* **Supplied information**
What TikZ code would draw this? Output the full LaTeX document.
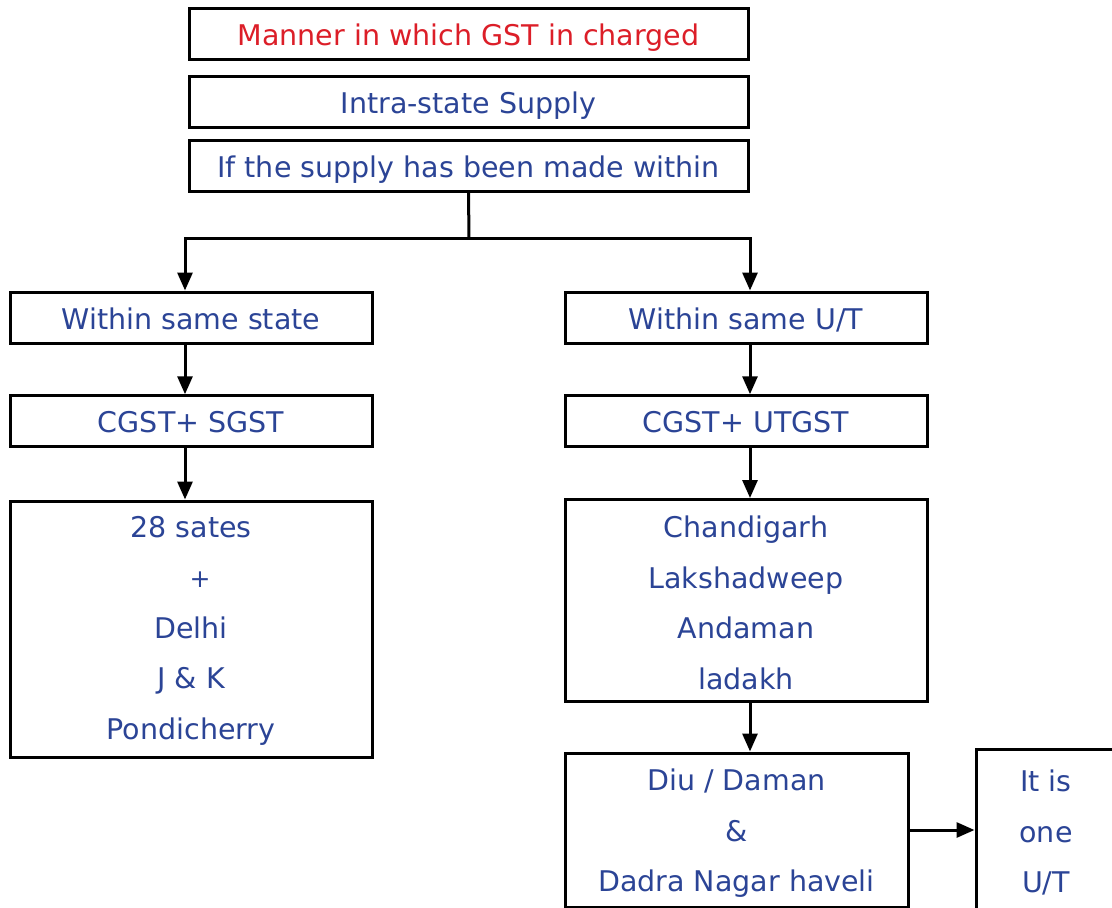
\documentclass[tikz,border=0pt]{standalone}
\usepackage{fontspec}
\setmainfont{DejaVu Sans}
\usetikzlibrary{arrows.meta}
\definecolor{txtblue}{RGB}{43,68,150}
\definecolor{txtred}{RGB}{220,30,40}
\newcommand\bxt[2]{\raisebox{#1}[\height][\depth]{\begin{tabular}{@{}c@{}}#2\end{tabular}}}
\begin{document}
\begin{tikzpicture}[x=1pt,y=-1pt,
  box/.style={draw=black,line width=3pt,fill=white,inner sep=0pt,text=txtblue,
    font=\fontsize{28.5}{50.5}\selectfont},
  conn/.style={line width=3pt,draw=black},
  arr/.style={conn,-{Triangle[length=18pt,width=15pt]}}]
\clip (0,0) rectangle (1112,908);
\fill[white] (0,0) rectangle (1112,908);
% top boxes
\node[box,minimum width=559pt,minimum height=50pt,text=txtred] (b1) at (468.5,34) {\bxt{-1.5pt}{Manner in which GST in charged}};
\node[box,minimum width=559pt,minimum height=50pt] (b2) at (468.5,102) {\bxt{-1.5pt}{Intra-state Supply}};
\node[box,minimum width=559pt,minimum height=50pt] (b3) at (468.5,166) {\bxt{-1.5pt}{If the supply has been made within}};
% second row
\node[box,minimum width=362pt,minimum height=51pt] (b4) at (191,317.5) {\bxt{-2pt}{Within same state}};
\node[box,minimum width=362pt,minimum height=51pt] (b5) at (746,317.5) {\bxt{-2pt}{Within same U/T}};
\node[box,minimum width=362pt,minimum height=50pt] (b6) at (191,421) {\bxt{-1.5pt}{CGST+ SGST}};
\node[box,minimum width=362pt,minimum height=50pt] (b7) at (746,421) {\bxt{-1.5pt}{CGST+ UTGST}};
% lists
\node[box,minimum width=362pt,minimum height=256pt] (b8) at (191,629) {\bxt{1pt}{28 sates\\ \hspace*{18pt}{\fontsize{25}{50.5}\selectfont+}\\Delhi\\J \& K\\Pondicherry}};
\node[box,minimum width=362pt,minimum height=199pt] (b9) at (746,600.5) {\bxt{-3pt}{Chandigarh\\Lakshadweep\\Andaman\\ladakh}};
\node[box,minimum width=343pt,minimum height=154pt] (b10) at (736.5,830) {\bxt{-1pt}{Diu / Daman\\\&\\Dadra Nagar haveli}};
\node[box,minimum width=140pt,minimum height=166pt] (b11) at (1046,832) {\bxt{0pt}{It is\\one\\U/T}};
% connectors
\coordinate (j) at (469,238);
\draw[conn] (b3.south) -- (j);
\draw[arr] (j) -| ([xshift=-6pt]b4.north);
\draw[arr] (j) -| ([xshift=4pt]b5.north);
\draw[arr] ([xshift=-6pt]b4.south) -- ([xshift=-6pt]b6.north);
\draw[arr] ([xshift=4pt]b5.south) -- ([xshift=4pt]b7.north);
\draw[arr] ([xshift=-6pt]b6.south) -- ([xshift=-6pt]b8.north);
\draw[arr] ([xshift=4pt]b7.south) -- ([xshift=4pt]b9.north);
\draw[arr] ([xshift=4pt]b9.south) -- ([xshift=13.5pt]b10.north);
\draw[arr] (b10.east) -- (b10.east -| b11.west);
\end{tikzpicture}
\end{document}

* **What is needed**
Without including any pictures, print all of the material exactly as given.

* **Solution**
What TikZ code would draw this? Output the full LaTeX document.
\documentclass[tikz,border=0pt]{standalone}
\usepackage{fontspec}
\setmainfont{DejaVu Sans}
\usetikzlibrary{arrows.meta}
\definecolor{txtblue}{RGB}{43,68,150}
\definecolor{txtred}{RGB}{220,30,40}
\newcommand\bxt[2]{\raisebox{#1}[\height][\depth]{\begin{tabular}{@{}c@{}}#2\end{tabular}}}
\begin{document}
\begin{tikzpicture}[x=1pt,y=-1pt,
  box/.style={draw=black,line width=3pt,fill=white,inner sep=0pt,text=txtblue,
    font=\fontsize{28.5}{50.5}\selectfont},
  conn/.style={line width=3pt,draw=black},
  arr/.style={conn,-{Triangle[length=18pt,width=15pt]}}]
\clip (0,0) rectangle (1112,908);
\fill[white] (0,0) rectangle (1112,908);
% top boxes
\node[box,minimum width=559pt,minimum height=50pt,text=txtred] (b1) at (468.5,34) {\bxt{-1.5pt}{Manner in which GST in charged}};
\node[box,minimum width=559pt,minimum height=50pt] (b2) at (468.5,102) {\bxt{-1.5pt}{Intra-state Supply}};
\node[box,minimum width=559pt,minimum height=50pt] (b3) at (468.5,166) {\bxt{-1.5pt}{If the supply has been made within}};
% second row
\node[box,minimum width=362pt,minimum height=51pt] (b4) at (191,317.5) {\bxt{-2pt}{Within same state}};
\node[box,minimum width=362pt,minimum height=51pt] (b5) at (746,317.5) {\bxt{-2pt}{Within same U/T}};
\node[box,minimum width=362pt,minimum height=50pt] (b6) at (191,421) {\bxt{-1.5pt}{CGST+ SGST}};
\node[box,minimum width=362pt,minimum height=50pt] (b7) at (746,421) {\bxt{-1.5pt}{CGST+ UTGST}};
% lists
\node[box,minimum width=362pt,minimum height=256pt] (b8) at (191,629) {\bxt{1pt}{28 sates\\ \hspace*{18pt}{\fontsize{25}{50.5}\selectfont+}\\Delhi\\J \& K\\Pondicherry}};
\node[box,minimum width=362pt,minimum height=199pt] (b9) at (746,600.5) {\bxt{-3pt}{Chandigarh\\Lakshadweep\\Andaman\\ladakh}};
\node[box,minimum width=343pt,minimum height=154pt] (b10) at (736.5,830) {\bxt{-1pt}{Diu / Daman\\\&\\Dadra Nagar haveli}};
\node[box,minimum width=140pt,minimum height=166pt] (b11) at (1046,832) {\bxt{0pt}{It is\\one\\U/T}};
% connectors
\coordinate (j) at (469,238);
\draw[conn] (b3.south) -- (j);
\draw[arr] (j) -| ([xshift=-6pt]b4.north);
\draw[arr] (j) -| ([xshift=4pt]b5.north);
\draw[arr] ([xshift=-6pt]b4.south) -- ([xshift=-6pt]b6.north);
\draw[arr] ([xshift=4pt]b5.south) -- ([xshift=4pt]b7.north);
\draw[arr] ([xshift=-6pt]b6.south) -- ([xshift=-6pt]b8.north);
\draw[arr] ([xshift=4pt]b7.south) -- ([xshift=4pt]b9.north);
\draw[arr] ([xshift=4pt]b9.south) -- ([xshift=13.5pt]b10.north);
\draw[arr] (b10.east) -- (b10.east -| b11.west);
\end{tikzpicture}
\end{document}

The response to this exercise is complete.